804 has officially begun. 804. Which means 801, 802, and 803 are all in the books, complete. Which means I’m so fully a second year, have committed so much of myself to this both mentally and financially and…there’s pretty much no going back. On the positive side, 804 means I’ve had enough classes in my experience that I am a bit more mentally prepared. I know that the feels of nausea and being an impostor and nearly reflex reaction of wanting to curl up into the fetal position until summer won’t kill me (and indeed it is possibly to type while in a posture that almost approximates the fetal position.) In addition I know that the truth is I do have what it takes and over the past 18 months there have been some pretty hefty deposits from much more sage academics into the bank of my own budding self-image as an academic.
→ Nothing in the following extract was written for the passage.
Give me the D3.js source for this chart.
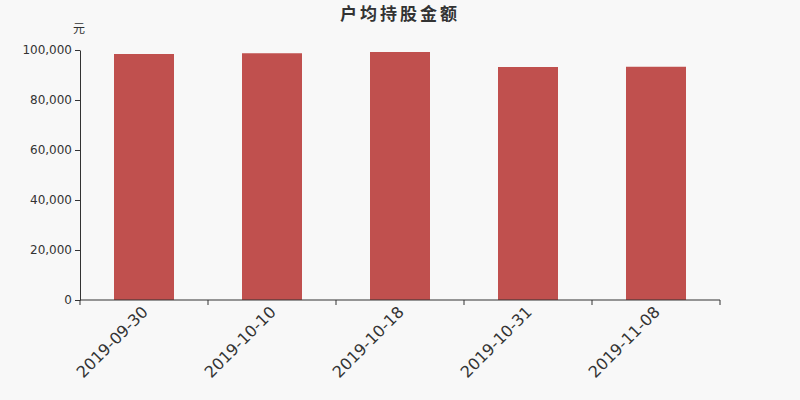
<!DOCTYPE html>
<html>
<head>
<meta charset="utf-8">
<script src="https://cdn.jsdelivr.net/npm/d3@7"></script>
<style>
  body { margin: 0; background: #f8f8f8; }
  text { font-family: "DejaVu Sans", "Noto Sans CJK SC", sans-serif; }
</style>
</head>
<body>
<div id="chart"></div>
<script>
// chart data
const dates = ["2019-09-30", "2019-10-10", "2019-10-18", "2019-10-31", "2019-11-08"];
const values = [98400, 98700, 99200, 93200, 93300];
const yTicks = [0, 20000, 40000, 60000, 80000, 100000];

const margin = { top: 50, right: 80, bottom: 100, left: 80 };
const width = 800 - margin.left - margin.right;
const height = 400 - margin.top - margin.bottom;

const svg = d3.select("#chart").append("svg")
  .attr("width", 800)
  .attr("height", 400)
  .style("background", "#f8f8f8");

// title and unit
svg.append("text")
  .attr("x", 400)
  .attr("y", 20)
  .attr("text-anchor", "middle")
  .attr("font-size", 17)
  .attr("font-weight", "bold")
  .attr("letter-spacing", 3)
  .attr("fill", "#333")
  .text("户均持股金额");

svg.append("text")
  .attr("x", 79)
  .attr("y", 33)
  .attr("text-anchor", "middle")
  .attr("font-size", 12)
  .attr("fill", "#333")
  .text("元");

const g = svg.append("g")
  .attr("transform", "translate(" + margin.left + "," + margin.top + ")");

const x = d3.scaleBand()
  .domain(dates)
  .range([0, width])
  .paddingInner(0.53125)
  .paddingOuter(0.265625);

const y = d3.scaleLinear()
  .domain([0, 100000])
  .range([height, 0]);

// bars
g.selectAll("rect.bar")
  .data(dates.map((d, i) => ({ key: d, value: values[i] })))
  .enter().append("rect")
  .attr("class", "bar")
  .attr("x", d => x(d.key))
  .attr("y", d => y(d.value))
  .attr("width", x.bandwidth())
  .attr("height", d => height - y(d.value))
  .attr("fill", "#c0504e");

// y axis
const yAxis = g.append("g")
  .call(d3.axisLeft(y).tickValues(yTicks).tickSize(5).tickSizeOuter(0).tickFormat(d3.format(",")));
yAxis.select(".domain").attr("stroke", "#333");
yAxis.selectAll(".tick line").attr("stroke", "#333");
yAxis.selectAll(".tick text")
  .attr("font-size", 12)
  .attr("fill", "#333")
  .attr("x", -8)
  .style("font-family", "DejaVu Sans");

// x axis: ticks on band boundaries
const xAxis = g.append("g")
  .attr("transform", "translate(0," + height + ")");
xAxis.append("line")
  .attr("x1", 0).attr("x2", width)
  .attr("stroke", "#333");
const step = x.step();
const bounds = d3.range(dates.length + 1).map(i => i * step);
xAxis.selectAll("line.tick")
  .data(bounds)
  .enter().append("line")
  .attr("class", "tick")
  .attr("x1", d => d).attr("x2", d => d)
  .attr("y1", 0).attr("y2", 5)
  .attr("stroke", "#333");
xAxis.selectAll("text.label")
  .data(dates)
  .enter().append("text")
  .attr("class", "label")
  .attr("text-anchor", "end")
  .attr("font-size", 16)
  .attr("fill", "#333")
  .attr("transform", d => "translate(" + (x(d) + x.bandwidth() / 2 + 5) + ",13) rotate(-45)")
  .text(d => d);
</script>
</body>
</html>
So, off I go once more….into the unknown of 804 with my own little metaphorical knapsack of encouraging notes, ideas in tiny sprout form, and brimming flask of whiskey. And so to my my sister and brother in the cohort 6 community this term: May the road be scenic. May our fellow travelers be friendly. May the places along the way be hospitable. May the words be ever in our favor.

2015 and back to it…

January 6, 2015

lisa hammershaimb

Woohoo! New Year! Time for renewed blogging resolutions, right? Every day writing! Every day reflecting! Every month great American novel composing because I wake up an hour early and write my little heart out with tender, sensitive, academic prose! Who’s in???

 

Not me.

 

And not because I’m not a great dreamer but rather because I know the tole my 15 day run of academic writing took on me way back in November. It was legit a great experience but that coupled with lots of 803 assignments and working like a maniac in my day job made me run dry on words. By dry I don’t mean just no longer clever or witty but dry like in the last few days before break it almost physically hurt to form sentences in emails because the words were just gone. I have a feeling this may be what thesis writing will feel like. If so…eeek. But, good news is a two week long holiday break later filled with lots of reading, lots of sleeping, lots of eating, and lots of drinking, the word bucket is once more filled up and ready to be parceled out on the little neglected blog.

804 begins next week (I think….since the 803 disaster I’ve become a little less cognizant of actual start dates and have taken a more “it will begin when it begins” approach) and as a way to start things off our instructor asked us to take a short survey reflecting on what we want out of the class (or our goals/what will be a “win” for us), our experiences in leadership (or what sort of baggage we’re bringing to the class), and anything we think that she should know about the cohort that will make all of our lives easier in the next term.

I think it’s a fabulous idea to do the whole reflection thing before anything gets started. Our prof this term is the head of the department so I suppose it only follows that she’s got more vested into the program thus might make a better showing than a certain previous prof who shall remain nameless. She also gave us the first two weeks readings so we could all be prepped up for the first day, whenever that might be. I’ve never done pre-reading for a class but given that I had time and was word starved, I did it and it’s been great so far. Even if the class nosedives from here, I’ve taken enough good stuff from the readings thus far to set me on a good path. So, overall verdict is thus far…all the good feels for 804.